K-Nearest Neighbour:
• KNN is a probabilistic classifier that formulates classifications based on the ‘K’ closest data points and nothing more (in this sense, the ‘K’ majority voting system shares similarities to an ensemble classifier).
• Per Hastie et al, KNN’s produces piece-wise linear decision boundaries which can be used to represent “irregular” and non-linear class boundaries (Hastie et al., 2008).
• Hastie et al also details how KNN are successful in many real world applications including electrocardiography signals. From my naive perspective, pictures of electrocardiography waves don’t look dissimilar to the waveforms in the RadarCat article. This leads me to believe KNN could be worth attempting.
• Russell and Norvig also note that “in low-dimensional spaces with plenty of data, nearest neighbours works very well”(Russell & Norvig, 2016). Due to the curse of dimensionality, KNN might have been infeasible in the original, larger feature set, but with the smaller PCA features, the data-to-feature ratio is much higher, and so there is a possibility it will perform well.
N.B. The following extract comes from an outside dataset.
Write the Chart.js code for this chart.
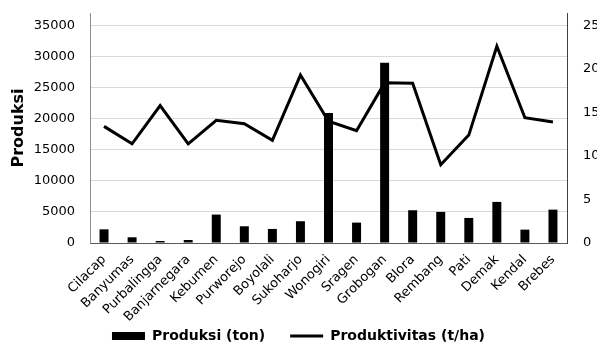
<!DOCTYPE html>
<html>
<head>
<meta charset="utf-8">
<script src="https://cdn.jsdelivr.net/npm/chart.js@4"></script>
<style>
  html, body { margin: 0; padding: 0; background: #fff; }
  #c { display: block; }
</style>
</head>
<body>
<canvas id="c" width="597" height="349"></canvas>
<script>
// Kabupaten in Jawa Tengah
const kabupaten = ['Cilacap', 'Banyumas', 'Purbalingga', 'Banjarnegara', 'Kebumen', 'Purworejo',
  'Boyolali', 'Sukoharjo', 'Wonogiri', 'Sragen', 'Grobogan', 'Blora', 'Rembang', 'Pati',
  'Demak', 'Kendal', 'Brebes'];

// Produksi (ton)
const produksiTon = [2200, 920, 320, 480, 4570, 2690, 2260, 3500, 20920, 3280, 28980,
  5270, 5000, 4030, 6610, 2150, 5370];

// Produktivitas (t/ha)
const produktivitas = [13.4, 11.4, 15.8, 11.4, 14.1, 13.7, 11.8, 19.3, 14.0, 12.9, 18.4,
  18.35, 9.0, 12.4, 22.6, 14.4, 13.9];

// Axis tick labels
const produksiTicks = [0, 5000, 10000, 15000, 20000, 25000, 30000, 35000];
const produktivitasTicks = [0, 5, 10, 15, 20, 25];

Chart.defaults.font.family = "'DejaVu Sans', Verdana, sans-serif";
Chart.defaults.color = '#000';

// Fixed legend band height at the bottom of the canvas
const legendBand = {
  id: 'legendBand',
  beforeLayout(chart) {
    const lg = chart.legend;
    if (lg && !lg._bandFit) {
      const fit = lg.fit.bind(lg);
      lg.fit = function () { fit(); this.height = 45; };
      lg._bandFit = true;
    }
  }
};

new Chart(document.getElementById('c'), {
  data: {
    labels: kabupaten,
    datasets: [
      {
        type: 'bar',
        label: 'Produksi (ton)',
        data: produksiTon,
        yAxisID: 'y',
        backgroundColor: '#000',
        borderWidth: 0,
        barPercentage: 0.32,
        categoryPercentage: 1,
        order: 2
      },
      {
        type: 'line',
        label: 'Produktivitas (t/ha)',
        data: produktivitas,
        yAxisID: 'y1',
        borderColor: '#000',
        backgroundColor: '#000',
        borderWidth: 3,
        pointRadius: 0,
        tension: 0,
        fill: false,
        order: 1
      }
    ]
  },
  plugins: [legendBand],
  options: {
    responsive: false,
    animation: false,
    devicePixelRatio: 1,
    layout: { padding: { top: 13, left: 0, right: 0, bottom: 0 } },
    plugins: {
      tooltip: { enabled: false },
      legend: {
        position: 'bottom',
        labels: {
          usePointStyle: true,
          pointStyleWidth: 33,
          boxHeight: 8,
          padding: 25,
          color: '#000',
          font: { size: 14, weight: 'bold' },
          sort: (a, b) => a.datasetIndex - b.datasetIndex,
          generateLabels(chart) {
            const items = Chart.defaults.plugins.legend.labels.generateLabels(chart);
            items.forEach(it => {
              it.pointStyle = it.datasetIndex === 0 ? 'rect' : 'line';
              it.fillStyle = '#000';
              it.strokeStyle = '#000';
              it.lineWidth = it.datasetIndex === 0 ? 0 : 3;
            });
            return items;
          }
        }
      }
    },
    scales: {
      x: {
        grid: { display: false, drawTicks: false },
        border: { color: '#595959', width: 1 },
        ticks: {
          autoSkip: false,
          minRotation: 45,
          maxRotation: 45,
          padding: 9,
          font: { size: 13 },
          color: '#000'
        },
        afterFit(scale) {
          scale.height = 61;
          scale.paddingLeft = 0;
          scale.paddingRight = 0;
          // rotated category names run below the axis band, so leave them unclipped
          scale._computeLabelArea = () => undefined;
        }
      },
      y: {
        position: 'left',
        min: 0,
        max: 37000,
        afterBuildTicks(scale) { scale.ticks = produksiTicks.map(v => ({ value: v })); },
        grid: { color: '#d9d9d9', lineWidth: 1, drawTicks: false },
        border: { color: '#8c8c8c', width: 1 },
        ticks: { padding: 15, font: { size: 13 }, color: '#000', callback: v => String(v) },
        title: {
          display: true,
          text: 'Produksi',
          font: { size: 16, weight: 'bold' },
          color: '#000',
          padding: { top: 9, bottom: 0 }
        },
        afterFit(scale) {
          scale.width = 90;
          scale.paddingTop = 0;
          scale.paddingBottom = 0;
        }
      },
      y1: {
        position: 'right',
        min: 0,
        max: 37000 / 1400,
        afterBuildTicks(scale) { scale.ticks = produktivitasTicks.map(v => ({ value: v })); },
        grid: { drawOnChartArea: false, drawTicks: false },
        border: { color: '#404040', width: 1 },
        ticks: { padding: 16, font: { size: 13 }, color: '#000', callback: v => String(v) },
        afterFit(scale) {
          scale.width = 30;
          scale.paddingTop = 0;
          scale.paddingBottom = 0;
        }
      }
    }
  }
});
</script>
</body>
</html>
• Unfortunately, as the size of the data set gets very large, KNN will take longer and longer to classify (as it calculates the distance from every data point) but given the small data set, it is sufficient.
Neural network:
• NN’s can represent complex non-linear decision boundaries between classes and work well in instances where there is high-signal-to-noise ratios (Hastie et al., 2008).
• NN’s are well suited to classification tasks, particularly when “modelling real world complex relationships” (G. P. Zhang, 2000) (which this problem is considered as).